Doch nicht alle sagen das. Viele treibt ihre Wut dazu, wie jene Amerikaner zu fragen: Wo bleibt das „Gute Leben“ für das wir lebenslänglich geschuftet haben?

Das „Gute Leben“ fällt aber nicht vom Himmel. Ohne Widerstand wird es nicht kommen. Außerdem muss unter „Gutem Leben“ etwas anderes verstanden werden als der stets gefüllte Supermarkt und permanentes Wachstum von Geld und Kapital.

In einem weiteren Teil zeigen wir darum auf, wo sich Widerstand gegen das herrschende System regt, wo die Menschen nicht mehr nur wieder zum Gewohnten zurückkehren wollen, sondern bereits eine andere Vorstellung von einem „Guten Leben“ entwickeln. Diesen Widerstand gibt es in allen Ländern der Welt. Wir berichten in diesem Infobrief über Protestbewegungen in Bangladesh, Indien, Europa und Deutschland.

Doch Widerstand allein genügt nicht.

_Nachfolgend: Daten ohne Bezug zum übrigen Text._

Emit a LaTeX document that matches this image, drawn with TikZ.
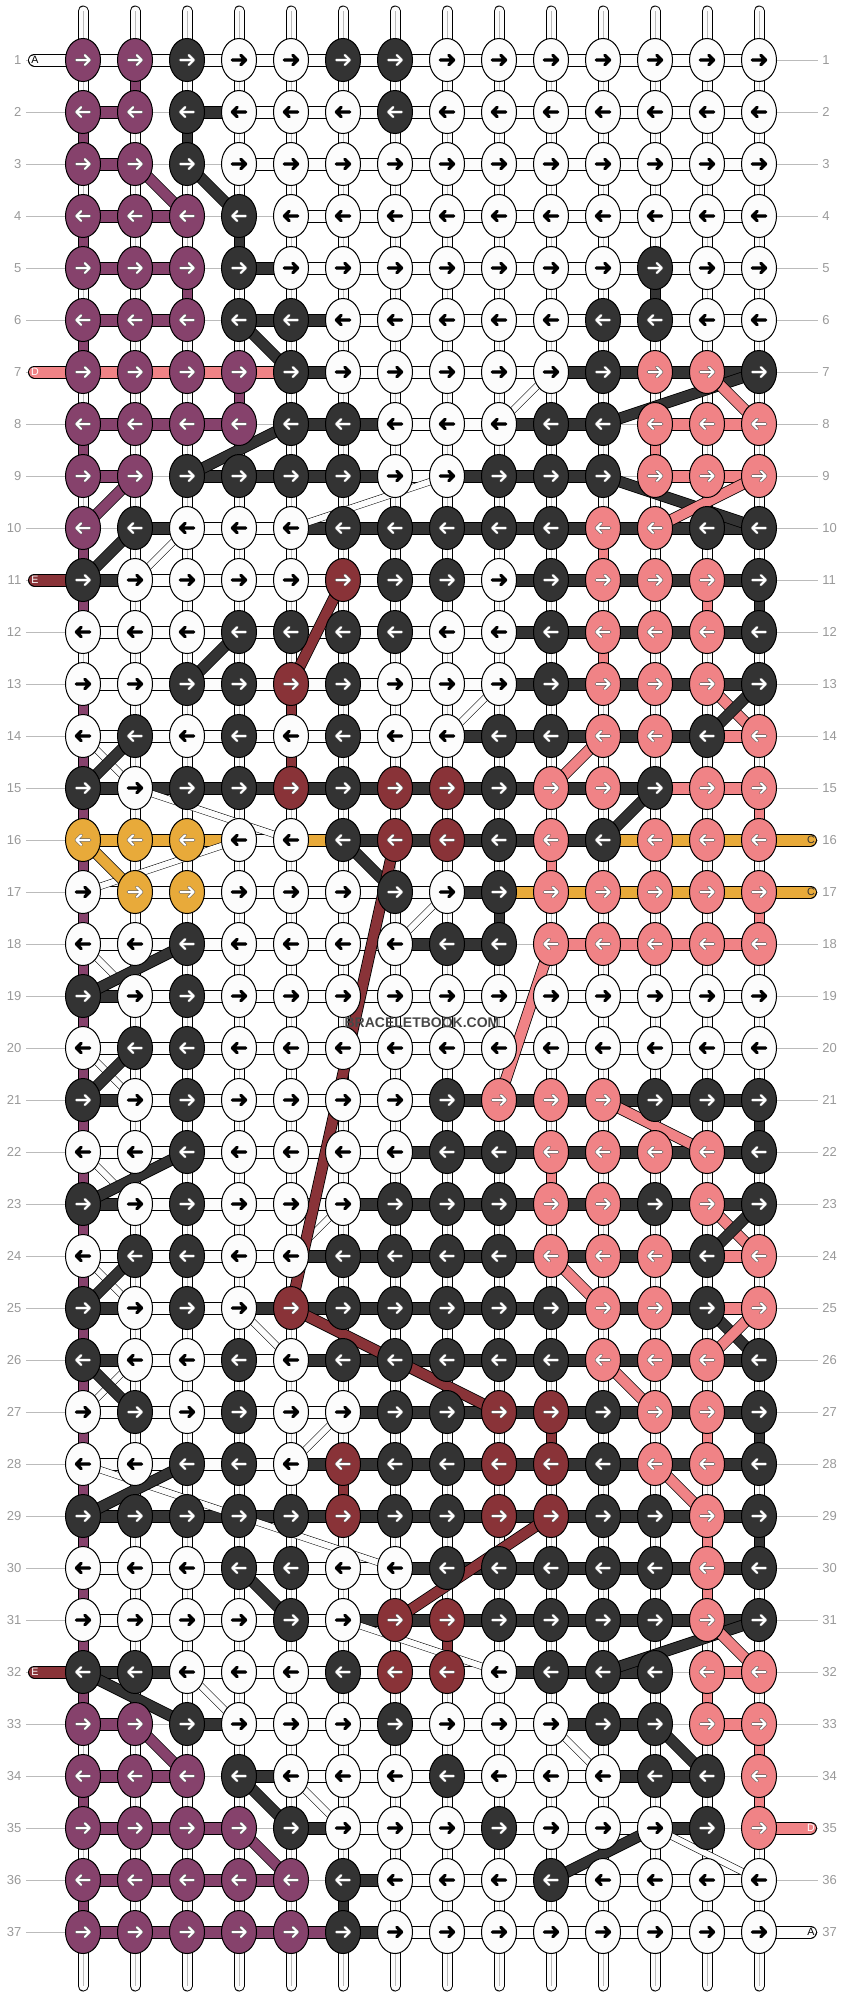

Aller Widerstand braucht eine Vision, eine Perspektive und diese Perspektive kann zur Bildung neuer sozialer Bewegungen führen. Das Ziel solcher neuen Bewegungen wird nicht mehr der große, plötzliche Umsturz aller Verhältnisse sein sondern das langsame Wachsen eines anderen Begriffes des „Guten Lebens“ als der bekannten. Diese neue Vorstellung fängt schon im gemeinsamen Widerstand an. Diese Vorstellung ist eher wie Samenkörner, die überall auf der Welt gesät werden und die im Boden heranwachsen, ohne das jemand viel davon merkt. Doch dann, wenn die Zeit reif ist, sprießen die Keime aller Pflanzen in ihrer Schönheit und Vielfalt hervor und verbreiten das Aroma eines besseren Lebens.

Zum Schluss berichten wir, wo der Widerstand gegen die Zerstörung des „Guten Lebens“ zu neuen Bewegungen, einer neuen Vision, neuen Perspektiven, neuen Beziehungen und einer neuen Spiritualität geführt hat. Für mich ist das, was Farida Akhter über „Nayakrishi Andolon“ – eine neue Bauernbewegung – in Bangladesh schreibt, das klarste und umfassendste Beispiel für das, was ein „Gutes Leben“ für alle Menschen und Lebewesen sein kann. Ich bin der Meinung, dass das, was in Bangladesh möglich war, auch bei uns möglich sein kann.